На что Козицын с укоризной пеняет:

— Неужели не ясно? Это же наш россиянин проехал.

Мы с Евгением Александровичем объясняем, что у нас в республике дворники работают на совесть, поэтому ни у кого рука не поднимается мусорить. Ростовский атаман вспоминает Киев, где три раза в день по городу проезжали поливочные машины и мыли улицы. Вот где была чистота! С сожалением говорим об Украине, где, по сути, идет гражданская война. Чтобы наладились человеческие отношения, там должны воспитать не одно поколение.

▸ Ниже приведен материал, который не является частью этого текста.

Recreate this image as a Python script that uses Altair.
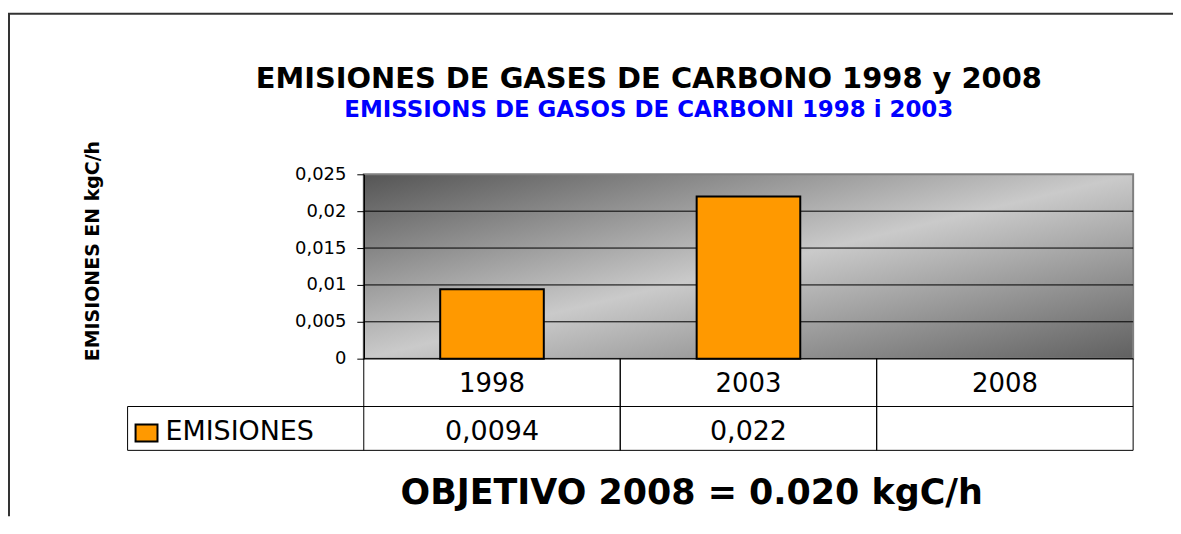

По дороге высадив Сергея Ивановича у его дома, мы возвращаемся в Ростов. Здесь нас встречает супруга Евгения Николаевича, кстати, ее отец — казак родом из Новороссийска. Светлана накрывает стол, мы садимся, чтобы обмыть награду. На ней имеется надпись: «Герою национального возрождения Донского казачества». Россолай опускает звезду в рюмку, а матерчатую планку оставляет снаружи, встает и торжественно заявляет:

— Служу Отечеству, православию и Всевеликому Войску Донскому!

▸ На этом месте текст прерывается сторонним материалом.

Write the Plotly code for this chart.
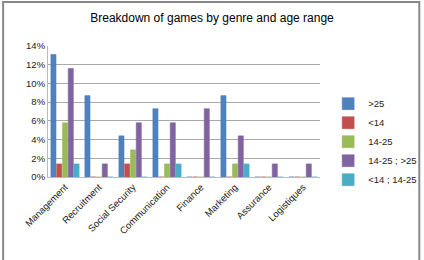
import plotly.graph_objects as go

categories = ["Management", "Recruitment", "Social Security", "Communication",
              "Finance", "Marketing", "Assurance", "Logistiques"]
series_names = [">25", "<14", "14-25", "14-25 ; >25", "<14 ; 14-25"]
s_gt25 = [13.1, 8.7, 4.4, 7.3, 0.0, 8.7, 0.0, 0.0]
s_lt14 = [1.4, 0.0, 1.4, 0.0, 0.0, 0.0, 0.0, 0.0]
s_14_25 = [5.8, 0.0, 2.9, 1.4, 0.0, 1.4, 0.0, 0.0]
s_14_25_gt25 = [11.6, 1.4, 5.8, 5.8, 7.3, 4.4, 1.4, 1.4]
s_lt14_14_25 = [1.4, 0.0, 0.0, 1.4, 0.0, 1.4, 0.0, 0.0]
colors = ["#4F81BD", "#C0504D", "#9BBB59", "#8064A2", "#4BACC6"]
tick_vals = [0, 2, 4, 6, 8, 10, 12, 14]
tick_text = ["0%", "2%", "4%", "6%", "8%", "10%", "12%", "14%"]

all_series = [s_gt25, s_lt14, s_14_25, s_14_25_gt25, s_lt14_14_25]

fig = go.Figure()
for name, vals, col in zip(series_names, all_series, colors):
    fig.add_trace(go.Bar(x=categories, y=vals, name=name,
                         marker=dict(color=col, line=dict(color=col, width=0.5))))

fig.update_layout(
    width=424, height=260,
    margin=dict(l=48, r=104, t=46, b=83, autoexpand=False),
    paper_bgcolor="white", plot_bgcolor="white",
    font=dict(family="Liberation Sans, Arial", size=9, color="#222222"),
    title=dict(text="Breakdown of games by genre and age range",
               x=0.5, xanchor="center", y=0.93, yanchor="middle",
               font=dict(size=12, color="#000000")),
    barmode="group", bargap=0.15, bargroupgap=0.1,
    showlegend=True,
    legend=dict(x=1.03, xanchor="left", y=0.27, yanchor="middle",
                font=dict(size=9.5), itemwidth=30,
                bgcolor="rgba(0,0,0,0)"),
    xaxis=dict(tickangle=-45, showline=True, linecolor="#BBBBBB",
               ticks="", tickfont=dict(size=9.5)),
    yaxis=dict(range=[0, 14], tickvals=tick_vals, ticktext=tick_text,
               showgrid=True, gridcolor="#AAAAAA", gridwidth=1,
               showline=True, linecolor="#BBBBBB", zeroline=False,
               tickfont=dict(size=9.5)),
    shapes=[dict(type="rect", xref="paper", yref="paper",
                 x0=-0.165, x1=1.365, y0=-0.7, y1=1.335,
                 line=dict(color="#888888", width=2))],
)

fig.write_html("out.html")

Мы его поддерживаем, чокаемся и выпиваем. Наступает пауза, во время которой мой атаман призадумывается, потом его нечто озаряет, и он выспренно декламирует:

Донской казачий зов,

Покой нам только снится.

Мы вышли из донских азов,

Русь с казаками состоится!

На второй день шермиций мы в прежнем составе прибываем в Аннинскую крепость, сегодня здесь чуть теплее. Казацкие забавы продолжаются. На площадке для выездки молодые казаки и казачки соревнуются в джигитовке. Мимо нас галопом проносится всадник, который будто срисован с иллюстрации к роману или повести о Гражданской войне. Я едва успеваю его сфотографировать в тот момент, когда задние ноги гнедого коня опираются на землю и готовы от нее оттолкнуться, чтобы совершить прыжок, а передние выбрасываются вперед. Хвост и грива развеваются на бегу и свидетельствуют о стремительной скачке. Казак или красный командир, одетый в кубанку, гимнастерку с портупеей и кобурой, привстав на стременах, напряженным телом наклонился вперед. Он похож на натянутую тетиву лука. Левой рукой всадник держит коня за поводья, а правой, отставленной назад, сжимает наган. Его лицо, обрамленное бородой и усами, обращено вперед и выражает готовность к схватке. Единый порыв коня и всадника настолько хорош, что мне, горожанину, раньше не видевшему такого, зрелище кажется потрясающе красивым. Впрочем, нет, не кажется, издревле известно, что нет ничего органичней человека на лошади.

По пути к атаманскому бивуаку встречаем казачьего полковника, который нас окликает:

— Женя, братка!

Полковник на праздник взял младшую дочь и внучку от сына. Дочка лет шестнадцати застенчива, а внучка трех–четырех лет прячется за руку деда. Я смотрю на его потемневшую от земли ладонь с неровно стрижеными ногтями и вижу руку труженика. Чернозем настолько въелся в кожу, что никаким хваленым мылом и щеткой уже не отмыть. Полковник говорит, что сегодня Козицын здесь вряд ли появится, так как он встречается с какими–то генералами.